Melina showed up in her hybrid jeep with two cameras and five lenses. She definitely looked just as one might imagine – an adventurous, experienced journalist traveler with a mystique of cool (Now I know what I will dress as for Halloween this year!). She has traveled the world and covered extremely important topics. I am grateful she will be helping amplify this critical issue, which is related to an even larger issue – climate change and our unhealthy relationship to this planet.

I had to go into Sacramento for work, and when I showed up, she immediately began taking photos. It was a strange to be followed around by someone taking photos. Not something a country girl from Groveland, formerly population 300, is used to, but Melina was kind and made me feel like she was an old friend as we chatted and drove all over the ranch with me completing my butterfly chores. I thought sarcastically, “How riveting. Who wants to see this?”, but then again – I am not an award winning Washington Post storyteller. She probably knows what she is doing (sarcasm intended)!

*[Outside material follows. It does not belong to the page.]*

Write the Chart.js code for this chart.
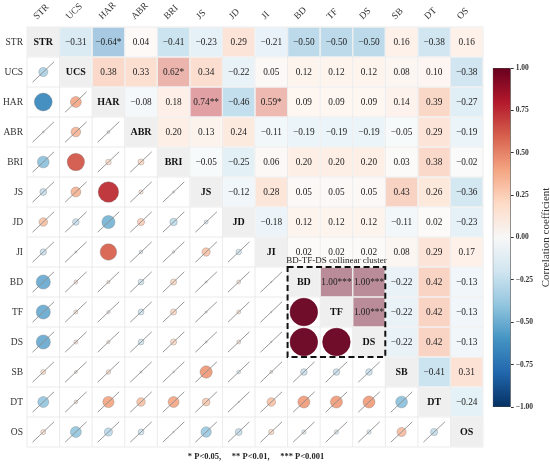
<!DOCTYPE html>
<html><head><meta charset="utf-8">
<script src="https://cdn.jsdelivr.net/npm/chart.js@4.4.0/dist/chart.umd.min.js"></script>
<style>
html,body{margin:0;padding:0;background:#fff;}
#wrap{position:relative;width:550px;height:464px;overflow:hidden;}
#main{position:absolute;left:0;top:0;}
#cb{position:absolute;left:485px;top:58px;}
</style></head><body>
<div id="wrap">
<canvas id="main" width="550" height="464"></canvas>
<canvas id="cb" width="65" height="360"></canvas>
</div>
<script>
// ---------- DATA ----------
const variables = ['STR','UCS','HAR','ABR','BRI','JS','JD','JI','BD','TF','DS','SB','DT','OS'];
// upper-triangle correlations, row by row (values to the right of the diagonal)
const rSTR = [-0.31,-0.64,0.04,-0.41,-0.23,0.29,-0.21,-0.50,-0.50,-0.50,0.16,-0.38,0.16];
const rUCS = [0.38,0.33,0.62,0.34,-0.22,0.05,0.12,0.12,0.12,0.08,0.10,-0.38];
const rHAR = [-0.08,0.18,0.74,-0.46,0.59,0.09,0.09,0.09,0.14,0.39,-0.27];
const rABR = [0.20,0.13,0.24,-0.11,-0.19,-0.19,-0.19,-0.05,0.29,-0.19];
const rBRI = [-0.05,-0.25,0.06,0.20,0.20,0.20,0.03,0.38,-0.02];
const rJS  = [-0.12,0.28,0.05,0.05,0.05,0.43,0.26,-0.36];
const rJD  = [-0.18,0.12,0.12,0.12,-0.11,0.02,-0.23];
const rJI  = [0.02,0.02,0.02,0.08,0.29,0.17];
const rBD  = [1.00,1.00,-0.22,0.42,-0.13];
const rTF  = [1.00,-0.22,0.42,-0.13];
const rDS  = [-0.22,0.42,-0.13];
const rSB  = [-0.41,0.31];
const rDT  = [-0.24];
const significance = {'STR|HAR':'*','UCS|BRI':'*','HAR|JS':'**','HAR|JI':'*','BD|TF':'***','BD|DS':'***','TF|DS':'***'};
const clusterVars = ['BD','TF','DS'];
const clusterLabel = 'BD-TF-DS collinear cluster';
const footnote = '* P<0.05,     ** P<0.01,     *** P<0.001';
const colorbarTicks = [-1,-0.75,-0.5,-0.25,0,0.25,0.5,0.75,1];
const colorbarTitle = 'Correlation coefficient';

// ---------- helpers ----------
const SERIF = '"Liberation Serif","Times New Roman",serif';
const rowsArr = [rSTR,rUCS,rHAR,rABR,rBRI,rJS,rJD,rJI,rBD,rTF,rDS,rSB,rDT];
const N = variables.length;
const M = variables.map(()=>variables.map(()=>1));
rowsArr.forEach((arr,i)=>arr.forEach((v,k)=>{const j=i+1+k; M[i][j]=v; M[j][i]=v;}));
const sigOf = (i,j)=>significance[variables[Math.min(i,j)]+'|'+variables[Math.max(i,j)]]||'';
const STOPS = [[-1,[5,48,97]],[-0.8,[33,102,172]],[-0.6,[67,147,195]],[-0.4,[146,197,222]],[-0.2,[209,229,240]],[0,[247,247,247]],[0.2,[253,219,199]],[0.4,[244,165,130]],[0.6,[214,96,77]],[0.8,[178,24,43]],[1,[103,0,31]]];
function rdbu(v){
  v=Math.max(-1,Math.min(1,v));
  for(let k=0;k<STOPS.length-1;k++){
    const [a,ca]=STOPS[k],[b,cb]=STOPS[k+1];
    if(v>=a&&v<=b){const t=(v-a)/(b-a);return ca.map((c,n)=>Math.round(c+(cb[n]-c)*t));}
  }
  return STOPS[STOPS.length-1][1];
}
const rgba=(c,a)=>`rgba(${c[0]},${c[1]},${c[2]},${a})`;
const fmt=v=>(v<0?'\u2212':'')+Math.abs(v).toFixed(2);

const lowerPoints=[];
for(let i=1;i<N;i++)for(let j=0;j<i;j++)lowerPoints.push({x:j,y:i,v:M[i][j],s:sigOf(i,j)});

function cellGeom(chart,i,j){
  const xs=chart.scales.x, ys=chart.scales.y;
  const x0=xs.getPixelForValue(j-0.5), x1=xs.getPixelForValue(j+0.5);
  const y0=ys.getPixelForValue(i-0.5), y1=ys.getPixelForValue(i+0.5);
  return {l:Math.min(x0,x1),r:Math.max(x0,x1),t:Math.min(y0,y1),b:Math.max(y0,y1),cx:xs.getPixelForValue(j),cy:ys.getPixelForValue(i)};
}

const matrixPlugin={
  id:'matrix',
  beforeDatasetsDraw(chart){
    const ctx=chart.ctx; ctx.save();
    for(let i=0;i<N;i++)for(let j=0;j<N;j++){
      const g=cellGeom(chart,i,j);
      let fill='#ffffff';
      if(i===j) fill='#efefef';
      else if(j>i) fill=rgba(rdbu(M[i][j]),0.45);
      ctx.fillStyle=fill;
      ctx.fillRect(g.l+0.6,g.t+0.6,g.r-g.l-1.2,g.b-g.t-1.2);
    }
    // faint grid
    ctx.strokeStyle='#e6e6e6'; ctx.lineWidth=0.8;
    for(let k=0;k<=N;k++){
      const gx=chart.scales.x.getPixelForValue(k-0.5);
      const gy=chart.scales.y.getPixelForValue(k-0.5);
      ctx.beginPath();ctx.moveTo(gx,chart.chartArea.top);ctx.lineTo(gx,chart.chartArea.bottom);ctx.stroke();
      ctx.beginPath();ctx.moveTo(chart.chartArea.left,gy);ctx.lineTo(chart.chartArea.right,gy);ctx.stroke();
    }
    ctx.restore();
  },
  afterDatasetsDraw(chart){
    const ctx=chart.ctx; ctx.save();
    // diagonal lines in lower non-significant cells
    ctx.strokeStyle='#8c8c8c'; ctx.lineWidth=0.9;
    lowerPoints.forEach(p=>{
      if(p.s) return;
      const g=cellGeom(chart,p.y,p.x);
      const dx=(g.r-g.l)*0.33, dy=(g.b-g.t)*0.34;
      ctx.beginPath();ctx.moveTo(g.cx-dx,g.cy+dy);ctx.lineTo(g.cx+dx,g.cy-dy);ctx.stroke();
    });
    // texts
    ctx.textAlign='center'; ctx.textBaseline='middle';
    for(let i=0;i<N;i++)for(let j=i;j<N;j++){
      const g=cellGeom(chart,i,j);
      if(i===j){ctx.font='bold 10px '+SERIF; ctx.fillStyle='#111'; ctx.fillText(variables[i],g.cx,g.cy);}
      else{ctx.font='9.3px '+SERIF; ctx.fillStyle='#222'; ctx.fillText(fmt(M[i][j])+sigOf(i,j),g.cx,g.cy+0.5);}
    }
    // cluster box
    const ia=variables.indexOf(clusterVars[0]), ib=variables.indexOf(clusterVars[clusterVars.length-1]);
    const a=cellGeom(chart,ia,ia), b=cellGeom(chart,ib,ib);
    ctx.setLineDash([6,3.5]); ctx.lineWidth=2; ctx.strokeStyle='#111';
    ctx.strokeRect(a.l,a.t,b.r-a.l,b.b-a.t);
    ctx.setLineDash([]);
    ctx.font='9px '+SERIF; ctx.fillStyle='#222'; ctx.textBaseline='alphabetic';
    ctx.fillText(clusterLabel,(a.l+b.r)/2,a.t-4);
    // footnote
    ctx.font='bold 8.5px '+SERIF; ctx.fillStyle='#222'; ctx.textBaseline='middle';
    ctx.fillText(footnote,256,457);
    ctx.restore();
  }
};

const tickList=s=>{s.ticks=variables.map((_,i)=>({value:i}));};

new Chart(document.getElementById('main'),{
  type:'scatter',
  data:{datasets:[{
    data:lowerPoints,
    pointRadius:ctx=>{const ch=ctx.chart.scales.y; const h=Math.abs(ch.getPixelForValue(1)-ch.getPixelForValue(0)); return Math.abs(ctx.raw.v)*0.445*h+0.4;},
    pointHoverRadius:ctx=>{const ch=ctx.chart.scales.y; const h=Math.abs(ch.getPixelForValue(1)-ch.getPixelForValue(0)); return Math.abs(ctx.raw.v)*0.445*h+0.4;},
    pointBackgroundColor:ctx=>rgba(rdbu(ctx.raw.v),0.95),
    pointBorderColor:ctx=>Math.abs(ctx.raw.v)>=0.99?'rgba(103,0,31,1)':'rgba(110,110,110,0.55)',
    pointBorderWidth:0.6
  }]},
  options:{
    responsive:false,animation:false,events:[],
    layout:{padding:{left:0,top:0,right:67,bottom:17}},
    plugins:{legend:{display:false},tooltip:{enabled:false}},
    scales:{
      x:{type:'linear',position:'top',min:-0.5,max:13.5,afterBuildTicks:tickList,afterFit:s=>{s.height=27;},
         ticks:{callback:v=>variables[v],autoSkip:false,minRotation:45,maxRotation:45,labelOffset:0,padding:5,font:{family:SERIF,size:9.5},color:'#333'},
         grid:{display:false,drawTicks:false},border:{display:false}},
      y:{type:'linear',reverse:true,min:-0.5,max:13.5,afterBuildTicks:tickList,afterFit:s=>{s.width=27;},
         ticks:{callback:v=>variables[v],autoSkip:false,padding:4,font:{family:SERIF,size:9.5},color:'#333'},
         grid:{display:false,drawTicks:false},border:{display:false}}
    }
  },
  plugins:[matrixPlugin]
});

// ---------- colorbar ----------
const cbTitlePlugin={
  id:'cbTitle',
  afterDraw(chart){
    const ctx=chart.ctx, a=chart.chartArea; ctx.save();
    ctx.translate(61,(a.top+a.bottom)/2); ctx.rotate(-Math.PI/2);
    ctx.font='11px '+SERIF; ctx.fillStyle='#333'; ctx.textAlign='center'; ctx.textBaseline='middle';
    ctx.fillText(colorbarTitle,0,0); ctx.restore();
  }
};
new Chart(document.getElementById('cb'),{
  type:'bar',
  data:{labels:[''],datasets:[{
    data:[[colorbarTicks[0],colorbarTicks[colorbarTicks.length-1]]],
    backgroundColor:ctx=>{
      const a=ctx.chart.chartArea; if(!a) return '#ccc';
      const g=ctx.chart.ctx.createLinearGradient(0,a.bottom,0,a.top);
      for(let k=0;k<=40;k++){const v=-1+k/20; g.addColorStop(k/40,rgba(rdbu(v),1));}
      return g;
    },
    borderColor:'#444',borderWidth:0.8,borderSkipped:false,barPercentage:1,categoryPercentage:1
  }]},
  options:{
    responsive:false,animation:false,events:[],
    layout:{padding:{left:7.7,top:10,bottom:11,right:0}},
    plugins:{legend:{display:false},tooltip:{enabled:false}},
    scales:{
      x:{display:false},
      y:{position:'right',min:-1,max:1,afterBuildTicks:s=>{s.ticks=colorbarTicks.map(v=>({value:v}));},afterFit:s=>{s.width=39.3;},
         ticks:{callback:v=>fmt(v),padding:2,font:{family:SERIF,size:7.5,weight:'bold'},color:'#333'},
         grid:{drawOnChartArea:false,drawTicks:true,tickLength:3,color:'#333'},border:{display:false}}
    }
  },
  plugins:[cbTitlePlugin]
});
</script>
</body></html>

She documented my work for a couple days. A dear young friend, Irene Vasquez (Mi-wuk), messaged me that she saw a monarch in Yosemite Valley. So Melina and I were off to go see if we could find any monarchs. We visited a dear elder friend, Bill Tucker (Paiute/Mi-wuk), who showed us some historic butterfly areas along the Merced River. What an adventure. Bill is like a 25 year old and out-walked me everywhere! In the end, we saw two bald eagles, lots of dragon flies, frogs and five or six species of butterflies, but no monarchs. As Bill said, there used to be thousands of them in these places, but we could not find one.

Odds and Ends

Bee gathering water from the seedling starter tray

Everything is still thirsty and hot. I continue to keep all the water vessels filled each day. The amount of time I can stay outdoors is limited. There are only about 1.5 hours at the beginning and end of each day when it is cool enough for me to work. I am not a hot weather person. It really takes a toll on me. With so many days in a row of 100+ degree temperatures, the cumulative effect is enough to hurt even those that are accustomed and acclimatized to the heat. People are experiencing sudden death all over the world where it is hot. It is worth it to be careful.

Over this past weekend, Mariposa County held its Butterfly Festival. It was exciting to be able to go out to a festival again — and with my friends Roxann Mulvey and Jill Harry. With the heat and overcrowding, my friends and I did not stay long. We saw Melina there documenting the educators working, like Deedee Soto from Xerces, and Ron and Bev from Mariposa Native Plants. They are doing such important work. Many humans disappoint me with their lack of awareness, greed and limited respect for all living things. I was encouraged to see a significant number of people approaching to the education booths to discuss what they could do to help the monarchs and other pollinators. Maybe there is some hope.